”We would start with a depth of 4-5 meters and if one can take the pressure then we go deeper”. As I heard the instructor utter these words, my heart just skipped a beat. I was on a boat headed into the Red Sea from Sharm-El-Sheikh with 18 other women, 2 diving and snorkeling instructors, 2 photographers and a chef. The man in front of me who I was going to trust my life with in the next 15 minutes was shooting a barrage of instructions.


As he went over the instructions on how to breathe, how to hold the equipment in the mouth, how to wear the mask, how to equalize, how to signal if something was not working, the only words that kept ringing in my ears were ‘breathe slowly, deeply and continuosly’. I don’t know how to swim and was really depending on the expertise of this total stranger to make me survive under the deep blue sea that I was going to jump into shortly.

We changed into our own swim wear and were given wet suits to wear over it. My strategy whenever trying such stunts is to go amongst the first three before fear from watching others takes over. Unfortunately, I was to be no. 6. With my pulse already beginning to race, I was one of the first ones to get into the wet suit and as luck would have it, my fellow traveler who was no. 2 was happy to exchange her position with me.

Amidst the chaos of the exchanging positions, I did not get to see when the diver before me went in. Wading like a duck with fins, I sat at the edge of the boat with my feet dipped into the water. The water though not chilly was cold, but I was breaking into a cold sweat with the thought of jumping in. Before I knew it, I was being packed up with diving equipment. I didn’t know if it was my anxiety or the heavy air cylinder and tight jacket for buoyancy that made me feel as if I had stopped breathing. I was following instructions mindlessly. Suddenly Sayed, the diving instructor appeared on the surface of the water. I had gone over this multiple times in my mind and was totally ready to jump. As soon as Sayed gave the signal to jump, I got into the position as per his instructions and jumped!

“ Oh My God! My fin came out! Help me! I want to go out! I can’t do this!”. One of my fins which was slightly loose had come out and I was so unprepared for anything like this, that I totally freaked out in the water. I forgot all instructions and was mumbling non-stop. Sayed kept asking me to close my mouth so that I wouldn’t gulp in water but I kind of had a brain freeze at that minute.

Now this is where the expertise came in. He first asked me to hold him and took me a few feet away from the boat. All the time, he kept speaking to me and asked me to calm down, stop speaking and start breathing. He asked the photographer to fix my fin under the water while continuously talking to me and soothing my frayed nerves all the time. Once the fin was in place and my breathing was a bit normal, he put the breathing pipe in my mouth and asked me to try putting my head inside the water. That moment for the sheer patience he had shown towards my reactions, I mustered all my courage and put my head under the water.

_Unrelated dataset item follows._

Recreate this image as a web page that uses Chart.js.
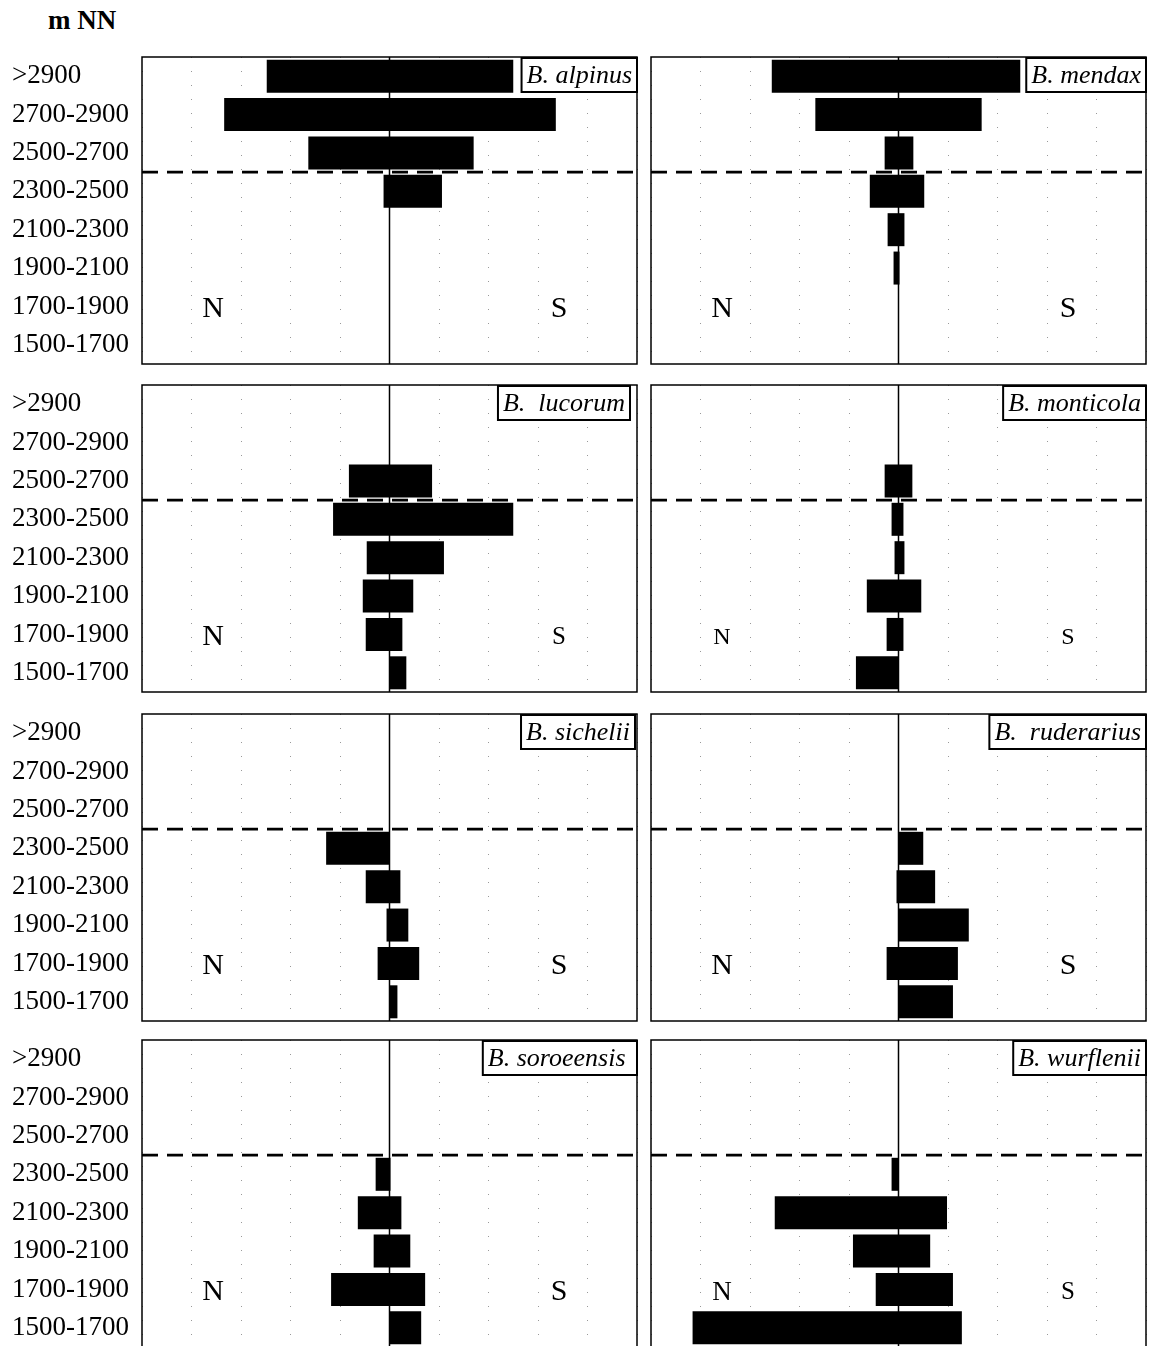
<!DOCTYPE html>
<html>
<head>
<meta charset="utf-8">
<script src="https://cdn.jsdelivr.net/npm/chart.js@4.4.1/dist/chart.umd.min.js"></script>
<style>
  html, body { margin:0; padding:0; background:#fff; overflow:hidden; width:1151px; height:1346px; }
  #unit { position:absolute; left:48px; top:5px; font:bold 27px "Liberation Serif", serif; color:#000; }
  canvas { position:absolute; }
</style>
</head>
<body>
<div id="unit">m NN</div>
<script>
/* altitude bands (m NN) */
const BANDS = ['>2900','2700-2900','2500-2700','2300-2500','2100-2300','1900-2100','1700-1900','1500-1700'];

// extent of each bar toward N (negative) and toward S (positive), one entry per band
const alpinusN    = [-12.4, -16.7, -8.2, -0.6, null, null, null, null];
const alpinusS    = [ 12.5,  16.8,  8.5,  5.3, null, null, null, null];
const mendaxN     = [-12.8, -8.4, -1.4, -2.9, -1.1, -0.5, null, null];
const mendaxS     = [ 12.3,  8.4,  1.5,  2.6,  0.6,  0.1, null, null];
const lucorumN    = [null, null, -4.1, -5.7, -2.3, -2.7, -2.4, 0];
const lucorumS    = [null, null,  4.3, 12.5,  5.5,  2.4,  1.3, 1.7];
const monticolaN  = [null, null, -1.4, -0.7, -0.4, -3.2, -1.2, -4.3];
const monticolaS  = [null, null,  1.4,  0.5,  0.6,  2.3,  0.5, 0];
const sicheliiN   = [null, null, null, -6.4, -2.4, -0.3, -1.2, 0];
const sicheliiS   = [null, null, null,  0,    1.1,  1.9,  3.0, 0.8];
const ruderariusN = [null, null, null,  0,   -0.2,  0,   -1.2, 0];
const ruderariusS = [null, null, null,  2.5,  3.7,  7.1,  6.0, 5.5];
const soroeensisN = [null, null, null, -1.4, -3.2, -1.6, -5.9, 0];
const soroeensisS = [null, null, null,  0.1,  1.2,  2.1,  3.6, 3.2];
const wurfleniiN  = [null, null, null, -0.7, -12.5, -4.6, -2.3, -20.8];
const wurfleniiS  = [null, null, null,  0,    4.9,   3.2,  5.5,  6.4];

const X_MIN = -25, X_MAX = 25, X_STEP = 5;

// layout of the 4x2 grid
const ROW_TOPS = [57, 385, 714, 1040];
const PANEL_H = 307;

const PANELS = [
  {name:'B. alpinus',    n:alpinusN,    s:alpinusS,    col:0, row:0, inset:0, nSize:30, sSize:30},
  {name:'B. mendax',     n:mendaxN,     s:mendaxS,     col:1, row:0, inset:0, nSize:30, sSize:30},
  {name:'B.  lucorum',   n:lucorumN,    s:lucorumS,    col:0, row:1, inset:7, nSize:30, sSize:25},
  {name:'B. monticola',  n:monticolaN,  s:monticolaS,  col:1, row:1, inset:0, nSize:24, sSize:24},
  {name:'B. sichelii',   n:sicheliiN,   s:sicheliiS,   col:0, row:2, inset:2, nSize:30, sSize:30},
  {name:'B.  ruderarius',n:ruderariusN, s:ruderariusS, col:1, row:2, inset:0, nSize:30, sSize:30},
  {name:'B. soroeensis ',n:soroeensisN, s:soroeensisS, col:0, row:3, inset:0, nSize:30, sSize:30},
  {name:'B. wurflenii',  n:wurfleniiN,  s:wurfleniiS,  col:1, row:3, inset:0, nSize:27, sSize:25}
];

const SERIF = '"Liberation Serif", "Times New Roman", serif';

// center line, tree-line dash, frame, species box and N/S marks
const panelDeco = {
  id: 'panelDeco',
  beforeDatasetsDraw(chart){
    const {ctx, chartArea:a, scales:{x}} = chart;
    const cx = x.getPixelForValue(0);
    ctx.save();
    ctx.strokeStyle = '#000'; ctx.lineWidth = 1.5;
    ctx.beginPath(); ctx.moveTo(cx, a.top); ctx.lineTo(cx, a.bottom); ctx.stroke();
    ctx.restore();
  },
  afterDatasetsDraw(chart, args, o){
    const {ctx, chartArea:a, scales:{y}} = chart;
    ctx.save();
    // dashed line between 2500-2700 and 2300-2500
    const yb = (y.getPixelForValue(2) + y.getPixelForValue(3)) / 2;
    ctx.strokeStyle = '#000';
    ctx.setLineDash([16, 9]); ctx.lineWidth = 2.6;
    ctx.beginPath(); ctx.moveTo(a.left, yb); ctx.lineTo(a.right, yb); ctx.stroke();
    ctx.setLineDash([]);
    ctx.lineWidth = 1.5;
    ctx.strokeRect(a.left, a.top, a.right - a.left, a.bottom - a.top);

    // species label box
    ctx.font = 'italic 26px ' + SERIF;
    const tw = ctx.measureText(o.name).width;
    const bw = tw + 10, bh = 34;
    const bx = a.right - o.inset - bw;
    ctx.fillStyle = '#fff';
    ctx.fillRect(bx, a.top + 1, bw, bh);
    ctx.lineWidth = 2;
    ctx.strokeRect(bx, a.top + 1, bw, bh);
    ctx.fillStyle = '#000';
    ctx.textAlign = 'left'; ctx.textBaseline = 'middle';
    ctx.fillText(o.name, bx + 5, a.top + 1 + bh/2 + 1);

    // N / S
    const yl = y.getPixelForValue(6) + 3;
    ctx.textAlign = 'center';
    ctx.font = o.nSize + 'px ' + SERIF;
    ctx.fillText('N', a.left + 71, yl);
    ctx.font = o.sSize + 'px ' + SERIF;
    ctx.fillText('S', a.right - 78, yl);
    ctx.restore();
  }
};

function makePanel(p){
  const left = p.col === 0;
  const cv = document.createElement('canvas');
  const w = left ? 650 : 506;
  cv.width = w; cv.height = PANEL_H + 40;
  cv.style.left = (left ? 0 : 645) + 'px';
  cv.style.top = (ROW_TOPS[p.row] - 20) + 'px';
  document.body.appendChild(cv);

  const data = BANDS.map((b, i) => p.n[i] == null ? null : [p.n[i], p.s[i]]);

  new Chart(cv, {
    type: 'bar',
    data: { labels: BANDS, datasets: [{
      data,
      backgroundColor: '#000',
      borderWidth: 0,
      barPercentage: 0.86,
      categoryPercentage: 1
    }]},
    plugins: [panelDeco],
    options: {
      indexAxis: 'y',
      responsive: false,
      animation: false,
      events: [],
      layout: { padding: left ? {left:12, right:13, top:20, bottom:20} : {left:6, right:5, top:20, bottom:20} },
      plugins: {
        legend: { display:false },
        tooltip: { enabled:false },
        panelDeco: { name:p.name, inset:p.inset, nSize:p.nSize, sSize:p.sSize }
      },
      scales: {
        x: {
          min: X_MIN, max: X_MAX,
          ticks: { display:false, stepSize:X_STEP },
          grid: { color:'rgba(0,0,0,0.4)', lineWidth:1, drawTicks:false },
          border: { display:false, dash:[1, 13] },
          afterFit: s => { s.height = 0; }
        },
        y: {
          display: left,
          grid: { display:false, drawTicks:false },
          border: { display:false },
          ticks: { color:'#000', font:{ family:SERIF, size:27 }, crossAlign:'far', padding:0, autoSkip:false },
          afterFit: s => { s.width = left ? 130 : 0; }
        }
      }
    }
  });
}

PANELS.forEach(makePanel);
</script>
</body>
</html>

What I saw beneath was beyond my imagination. The sight of the beautiful corals and the colorful marine life through the azure blue water just sucked the fear out of me. I started breathing, all the instructions came back to me unconsciously. Sayed figured out the changed pattern in my breathing and started pushing me further into the water. Initially I clutched his arm for dear life as I was trying to familiarize myself with the equipment and the breathing. We started going under and gradually, I left his hands and started moving myself while he just held the cylinder on my back to keep me from flowing away.

I was stunned to see the sights under the water and we kept giving each other high fives whenever we saw something of interest amongst the marine creatures. He kept checking with me every few minutes if I was fine through the underwater signals he had taught us. I even managed to equalize myself as my brain started working on the instructions inside the water. My entire stunt in the deep blue sea lasted for about 15 minutes and I came out safely. I was so excited at what I had experienced that I couldn’t stop talking for the next 30 minutes.


For the first-time divers and non-swimmers like me:

  • Please do not eat anything before the dive. You may throw up or get sea sick. We were clearly asked by the instructor to have our lunch after the dive.
  • The fins or wet suit may appear tight but do not go for a loose fit as it may become a hindrance under the water.
  • Completely trust your instructor and tell them if you feel anything is amiss. Remember they are professionals and they want you to have this great experience. They will make sure you are safe and enjoy yourself.
  • Listen to the instructions carefully and if you don’t understand keep asking. Remember, you can’t speak under the water.
  • Those who are hygiene freaks, note that you will need to don a wet suit worn minutes ago by someone else and before you bite the air suction pipe with you teeth, it has been used by many others and only rinsed in the sea water. So for once, if you go for scuba diving, leave your hygiene freak self behind!
  • There is a photographer with a waterproof camera and it is totally worth buying their pictures for the sheer quality. The photographer also dives with you and tries to keep you in good humor to get some good pictures. Even if you don’t want the pictures, he/she can be a great distraction to get your mind off the fear when you dive. They would typically just click in the first few minutes and then let you enjoy your dive and the visuals around you.

Lastly, keep telling yourself you can do it and let go. The only thing that can stop you from this experience of a lifetime is you!